[Start]

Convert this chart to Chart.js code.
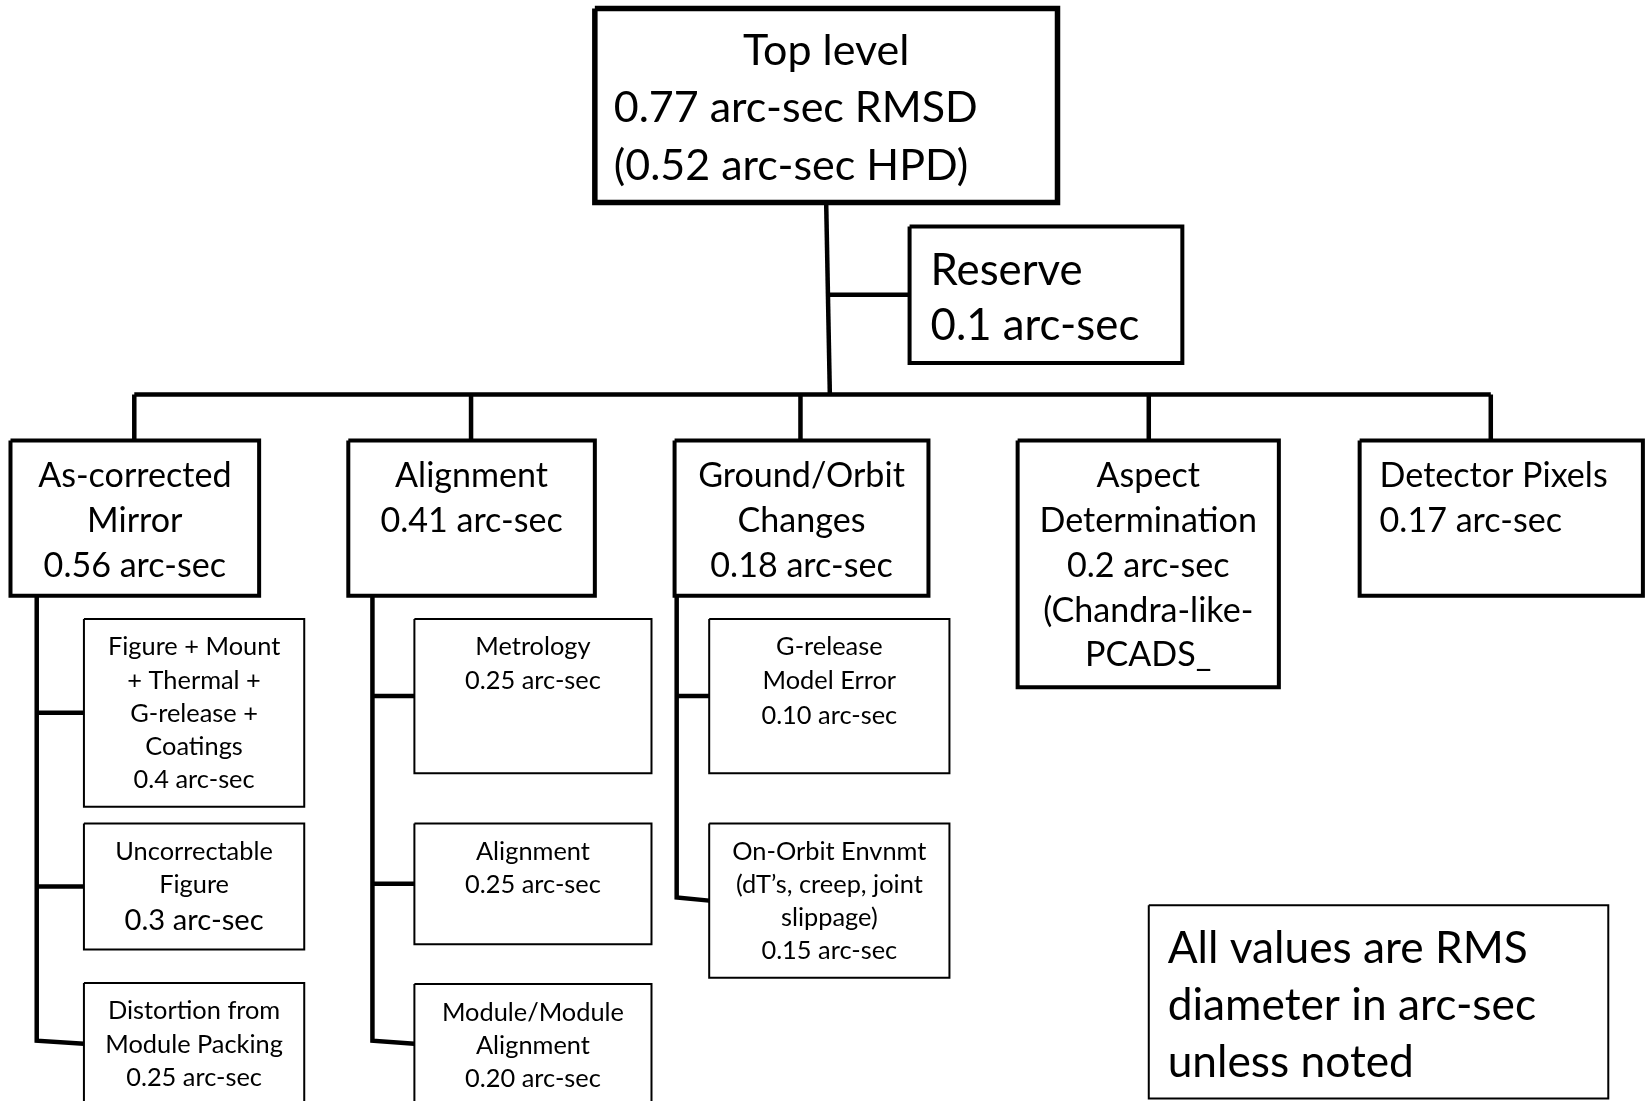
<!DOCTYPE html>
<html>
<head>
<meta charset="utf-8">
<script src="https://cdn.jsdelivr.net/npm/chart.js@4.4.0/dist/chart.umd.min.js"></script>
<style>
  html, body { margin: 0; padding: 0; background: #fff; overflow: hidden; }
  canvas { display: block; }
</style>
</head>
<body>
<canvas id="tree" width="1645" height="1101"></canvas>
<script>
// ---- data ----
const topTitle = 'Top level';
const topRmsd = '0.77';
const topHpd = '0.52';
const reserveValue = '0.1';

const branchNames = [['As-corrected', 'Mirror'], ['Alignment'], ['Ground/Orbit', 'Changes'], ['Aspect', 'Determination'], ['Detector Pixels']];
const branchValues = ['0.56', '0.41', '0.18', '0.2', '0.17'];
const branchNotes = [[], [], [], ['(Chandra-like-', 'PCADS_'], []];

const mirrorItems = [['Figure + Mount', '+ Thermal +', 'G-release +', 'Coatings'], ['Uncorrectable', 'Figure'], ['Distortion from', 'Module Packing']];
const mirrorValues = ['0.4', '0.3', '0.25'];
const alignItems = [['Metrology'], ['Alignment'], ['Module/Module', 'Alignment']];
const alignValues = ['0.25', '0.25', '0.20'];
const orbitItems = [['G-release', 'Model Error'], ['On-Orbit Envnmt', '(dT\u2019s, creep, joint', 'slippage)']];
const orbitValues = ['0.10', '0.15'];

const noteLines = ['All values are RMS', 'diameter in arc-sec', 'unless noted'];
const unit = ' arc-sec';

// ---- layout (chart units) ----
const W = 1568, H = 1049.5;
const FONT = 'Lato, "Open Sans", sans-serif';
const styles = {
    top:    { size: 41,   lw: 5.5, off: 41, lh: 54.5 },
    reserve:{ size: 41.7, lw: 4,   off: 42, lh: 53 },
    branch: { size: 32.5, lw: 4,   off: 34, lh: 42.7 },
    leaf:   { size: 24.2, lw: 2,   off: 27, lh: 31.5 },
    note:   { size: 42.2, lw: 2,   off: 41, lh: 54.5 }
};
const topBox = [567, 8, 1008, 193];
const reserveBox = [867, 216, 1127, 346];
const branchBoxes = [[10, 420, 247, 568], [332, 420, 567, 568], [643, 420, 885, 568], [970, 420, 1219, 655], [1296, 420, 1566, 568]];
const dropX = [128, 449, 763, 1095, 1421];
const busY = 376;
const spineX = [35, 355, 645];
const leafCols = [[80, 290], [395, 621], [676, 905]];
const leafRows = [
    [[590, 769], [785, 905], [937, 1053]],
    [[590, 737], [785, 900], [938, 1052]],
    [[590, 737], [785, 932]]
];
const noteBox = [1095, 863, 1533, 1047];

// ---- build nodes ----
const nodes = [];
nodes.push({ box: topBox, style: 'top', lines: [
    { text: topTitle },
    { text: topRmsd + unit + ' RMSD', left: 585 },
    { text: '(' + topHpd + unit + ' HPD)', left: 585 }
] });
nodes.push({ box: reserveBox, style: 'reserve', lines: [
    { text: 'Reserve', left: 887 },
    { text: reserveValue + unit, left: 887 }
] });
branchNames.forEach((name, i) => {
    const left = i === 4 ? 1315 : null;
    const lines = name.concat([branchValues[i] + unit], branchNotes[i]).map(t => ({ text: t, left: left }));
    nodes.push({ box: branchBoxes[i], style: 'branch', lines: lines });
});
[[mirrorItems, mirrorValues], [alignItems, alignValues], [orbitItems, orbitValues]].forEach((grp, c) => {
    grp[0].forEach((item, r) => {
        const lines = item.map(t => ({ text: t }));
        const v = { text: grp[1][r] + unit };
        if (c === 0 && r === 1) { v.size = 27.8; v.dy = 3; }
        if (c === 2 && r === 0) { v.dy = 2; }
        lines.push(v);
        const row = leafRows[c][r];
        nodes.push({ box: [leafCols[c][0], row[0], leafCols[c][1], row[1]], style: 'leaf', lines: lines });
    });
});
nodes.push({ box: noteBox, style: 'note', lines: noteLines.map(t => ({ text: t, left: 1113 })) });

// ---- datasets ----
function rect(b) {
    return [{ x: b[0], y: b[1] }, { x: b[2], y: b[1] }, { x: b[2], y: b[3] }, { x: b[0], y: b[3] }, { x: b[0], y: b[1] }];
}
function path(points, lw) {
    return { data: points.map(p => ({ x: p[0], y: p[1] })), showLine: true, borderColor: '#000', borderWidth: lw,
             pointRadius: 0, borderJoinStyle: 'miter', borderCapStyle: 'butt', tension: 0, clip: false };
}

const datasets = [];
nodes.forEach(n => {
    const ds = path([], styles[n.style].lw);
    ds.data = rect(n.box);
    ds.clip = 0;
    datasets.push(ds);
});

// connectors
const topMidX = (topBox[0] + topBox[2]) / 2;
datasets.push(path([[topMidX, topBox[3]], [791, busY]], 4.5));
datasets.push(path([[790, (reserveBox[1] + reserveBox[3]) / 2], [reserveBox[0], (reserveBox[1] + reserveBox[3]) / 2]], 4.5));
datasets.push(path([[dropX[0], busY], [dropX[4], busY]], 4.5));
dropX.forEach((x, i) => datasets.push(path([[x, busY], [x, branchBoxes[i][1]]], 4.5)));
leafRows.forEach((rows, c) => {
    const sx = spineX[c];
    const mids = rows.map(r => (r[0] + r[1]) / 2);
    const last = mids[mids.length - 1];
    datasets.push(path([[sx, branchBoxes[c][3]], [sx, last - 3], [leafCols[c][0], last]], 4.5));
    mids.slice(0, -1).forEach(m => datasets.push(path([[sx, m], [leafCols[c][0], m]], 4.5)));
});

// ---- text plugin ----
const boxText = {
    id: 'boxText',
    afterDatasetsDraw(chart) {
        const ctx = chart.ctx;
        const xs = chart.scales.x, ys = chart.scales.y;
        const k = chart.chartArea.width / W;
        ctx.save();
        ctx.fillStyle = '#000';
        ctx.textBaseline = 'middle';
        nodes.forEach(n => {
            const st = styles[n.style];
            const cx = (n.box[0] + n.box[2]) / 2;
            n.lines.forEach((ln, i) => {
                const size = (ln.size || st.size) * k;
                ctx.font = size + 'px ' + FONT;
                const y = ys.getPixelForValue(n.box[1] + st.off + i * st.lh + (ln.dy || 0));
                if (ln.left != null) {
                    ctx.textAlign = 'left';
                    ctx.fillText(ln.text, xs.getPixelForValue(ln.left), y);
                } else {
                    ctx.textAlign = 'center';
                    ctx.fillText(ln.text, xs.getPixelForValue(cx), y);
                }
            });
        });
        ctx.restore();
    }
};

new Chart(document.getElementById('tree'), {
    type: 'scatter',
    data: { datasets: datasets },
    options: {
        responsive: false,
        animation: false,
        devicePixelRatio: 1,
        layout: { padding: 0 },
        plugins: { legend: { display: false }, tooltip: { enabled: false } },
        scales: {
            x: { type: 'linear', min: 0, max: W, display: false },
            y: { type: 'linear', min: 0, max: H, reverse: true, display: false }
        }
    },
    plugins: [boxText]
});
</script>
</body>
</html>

[End]

● Task statement: Pictures stay out. Repeat only the lines from the beginning of the data through the line that has "const reserveValue = '0.1';".

● Solution to the problem:
Convert this chart to Chart.js code.
<!DOCTYPE html>
<html>
<head>
<meta charset="utf-8">
<script src="https://cdn.jsdelivr.net/npm/chart.js@4.4.0/dist/chart.umd.min.js"></script>
<style>
  html, body { margin: 0; padding: 0; background: #fff; overflow: hidden; }
  canvas { display: block; }
</style>
</head>
<body>
<canvas id="tree" width="1645" height="1101"></canvas>
<script>
// ---- data ----
const topTitle = 'Top level';
const topRmsd = '0.77';
const topHpd = '0.52';
const reserveValue = '0.1';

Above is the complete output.